15 Wing sent pilot trainees to America in 2011, 2012
15 Wing Moose Jaw managed to pull off a maneuver with the help of its U.S. allies.
Lt. Col. Brian Murray, the acting wing commander, said Wednesday that the NATO Flying Training in Canada (NFTC) program took advantage of its relationship with the Europe NATO Joint Jet Pilot Training Program (ENJJPP) in 2011 and 2012 to continue training its pilots while an investigation was conducted into the crash of a CT-155 Hawk near Cold Lake, Alta., in June 2011.
As a result of the crash, Lt. Col. Murray explained to the Times-Herald that the CT-155 Hawk training program at 15 Wing and 4 Wing Cold Lake had to be temporarily suspended. In the interim, pilots were sent to the U.S. continue their 108 hours of training 54 hours of support time and 54 hours of flight time.
“We’d been part of that program since the early 2000s and typically we send two of our pilots per year to participate,” Lt. Col. Murray said of ENJJPP.
“Because of that relationship … it allowed us to leverage that program and just increase our numbers in the very short-term.”
He isn’t aware of the exact number of pilots that were sent to American military posts, nor does he know what the extra costs associated with the temporary transfer was to Canadian taxpayers.
“There were some cost savings for Canada because we didn’t train them here, so a portion of the normal cost we incur training our pilots in Canada was saved,” added Lt. Col. Murray.
According to a July 29 story in the Ottawa Citizen, the Royal Canadian Air Force also sent pilot students to the U.S. as a result of changes to the level of training services provided, which stemmed from a program Bombardier brought in to cut its costs in 2011.
Bombardier provides support services to the NFTC program, which is overseen by the Department of National Defence.
After the investigation into the CT-155 Hawk crash wrapped up, the NFTC program was cranked back up.
And according to Lt. Col. Murray, the Hawks are now “absolutely up to standard.” There are 16 of them in the NFTC program’s fleet six of them are at 15 Wing, six of them are at 4 Wing and the other four are rotated through should minor issues arise.
Lt. Col. Murray noted that the lifespan of an aircraft can be prolonged via upgrade programs. The Hawks are one of those aircrafts involved in an upgrade program something he said is common.
“We don’t anticipate at this time any reduction in aircraft availability numbers that are going to impact our program,” said Lt. Col. Murray.

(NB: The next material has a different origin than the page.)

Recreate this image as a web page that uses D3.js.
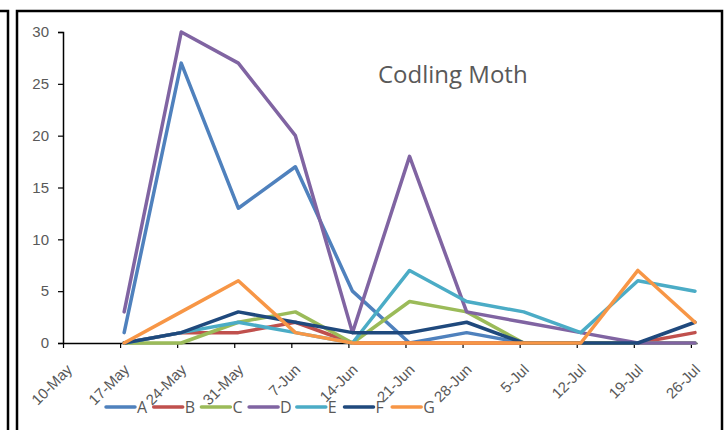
<!DOCTYPE html>
<html>
<head>
<meta charset="utf-8">
<script src="https://cdn.jsdelivr.net/npm/d3@7"></script>
<style>
  body { margin: 0; background: #fff; }
  svg { display: block; font-family: "Open Sans", sans-serif; }
</style>
</head>
<body>
<div id="chart"></div>
<script>
// weekly trap counts
const weeks = ["17-May", "24-May", "31-May", "7-Jun", "14-Jun", "21-Jun", "28-Jun", "5-Jul", "12-Jul", "19-Jul", "26-Jul"];
const tickLabels = ["10-May", "17-May", "24-May", "31-May", "7-Jun", "14-Jun", "21-Jun", "28-Jun", "5-Jul", "12-Jul", "19-Jul", "26-Jul"];
const yTicks = [0, 5, 10, 15, 20, 25, 30];

const seriesA = [1, 27, 13, 17, 5, 0, 1, 0, 0, 0, 0];
const seriesB = [0, 1, 1, 2, 0, 0, 0, 0, 0, 0, 1];
const seriesC = [0, 0, 2, 3, 0, 4, 3, 0, 0, 0, 0];
const seriesD = [3, 30, 27, 20, 1, 18, 3, 2, 1, 0, 0];
const seriesE = [0, 1, 2, 1, 0, 7, 4, 3, 1, 6, 5];
const seriesF = [0, 1, 3, 2, 1, 1, 2, 0, 0, 0, 2];
const seriesG = [0, 3, 6, 1, 0, 0, 0, 0, 0, 7, 2];

const names = ["A", "B", "C", "D", "E", "F", "G"];
const colors = ["#4F81BD", "#C0504D", "#9BBB59", "#8064A2", "#4BACC6", "#1F497D", "#F79646"];
const allSeries = [seriesA, seriesB, seriesC, seriesD, seriesE, seriesF, seriesG];

const W = 726, H = 430;
const parse = d3.timeParse("%d-%b-%Y");
const toDate = s => parse(s + "-2013");

const svg = d3.select("#chart").append("svg")
    .attr("width", W)
    .attr("height", H);

// frames (neighbouring chart edge + this chart's border)
svg.append("path")
    .attr("d", "M0,11H8V432")
    .attr("fill", "none").attr("stroke", "#000").attr("stroke-width", 2.5);
svg.append("rect")
    .attr("x", 17).attr("y", 11).attr("width", 705).attr("height", 440)
    .attr("fill", "#fff").attr("stroke", "#000").attr("stroke-width", 2.5);

const x = d3.scaleTime()
    .domain([toDate("10-May"), d3.timeHour.offset(toDate("26-Jul"), 18)])
    .range([63, 697]);

const y = d3.scaleLinear()
    .domain([0, 30])
    .range([343, 32]);

// y axis
const yAxis = svg.append("g")
    .attr("transform", "translate(63,0)")
    .call(d3.axisLeft(y).tickValues(yTicks).tickSize(5).tickPadding(9));
yAxis.select(".domain").attr("stroke", "#000").attr("stroke-width", 1.5);
yAxis.selectAll(".tick line").attr("stroke", "#000").attr("stroke-width", 1.2);
yAxis.selectAll("text")
    .attr("fill", "#595959")
    .style("font-size", "15px");

// x axis
const xAxis = svg.append("g")
    .attr("transform", "translate(0,343)")
    .call(d3.axisBottom(x)
        .tickValues(tickLabels.map(toDate))
        .tickFormat((d, i) => tickLabels[i])
        .tickSize(5)
        .tickSizeOuter(0));
xAxis.select(".domain").attr("stroke", "#000").attr("stroke-width", 1.5);
xAxis.selectAll(".tick line").attr("stroke", "#000").attr("stroke-width", 1.2);
xAxis.selectAll("text")
    .attr("fill", "#595959")
    .style("font-size", "15px")
    .attr("text-anchor", "end")
    .attr("dy", 0)
    .attr("transform", "translate(4,22) rotate(-45)");

// lines, points sit half a day after the week date
const line = d3.line()
    .x((d, i) => x(d3.timeHour.offset(toDate(weeks[i]), 12)))
    .y(d => y(d))
    .curve(d3.curveLinear);

svg.append("g").selectAll("path")
    .data(allSeries)
    .enter()
    .append("path")
    .attr("d", d => line(d))
    .attr("fill", "none")
    .attr("stroke", (d, i) => colors[i])
    .attr("stroke-width", 3.5)
    .attr("stroke-linejoin", "round")
    .attr("stroke-linecap", "round");

// title
svg.append("text")
    .attr("x", 378)
    .attr("y", 83)
    .attr("fill", "#595959")
    .style("font-size", "24px")
    .text("Codling Moth");

// legend
const legend = svg.append("g").selectAll("g")
    .data(names)
    .enter()
    .append("g")
    .attr("transform", (d, i) => `translate(${106 + i * 47.7},407)`);

legend.append("line")
    .attr("x1", 0).attr("x2", 29)
    .attr("stroke", (d, i) => colors[i])
    .attr("stroke-width", 3.5)
    .attr("stroke-linecap", "round");

legend.append("text")
    .attr("x", 31)
    .attr("y", 6)
    .attr("fill", "#595959")
    .style("font-size", "16px")
    .text(d => d);
</script>
</body>
</html>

He also added that he doesn’t know of any plans to move the NFTC program away from 15 Wing, but re-iterated that the flexibility with U.S. allies is very effective when support and safety is needed.
“We have duty to provide a service to the Government of Canada and our citizens and we do through these relationships with our allies and I think it makes us better and stronger overall,” said Lt. Col. Murray.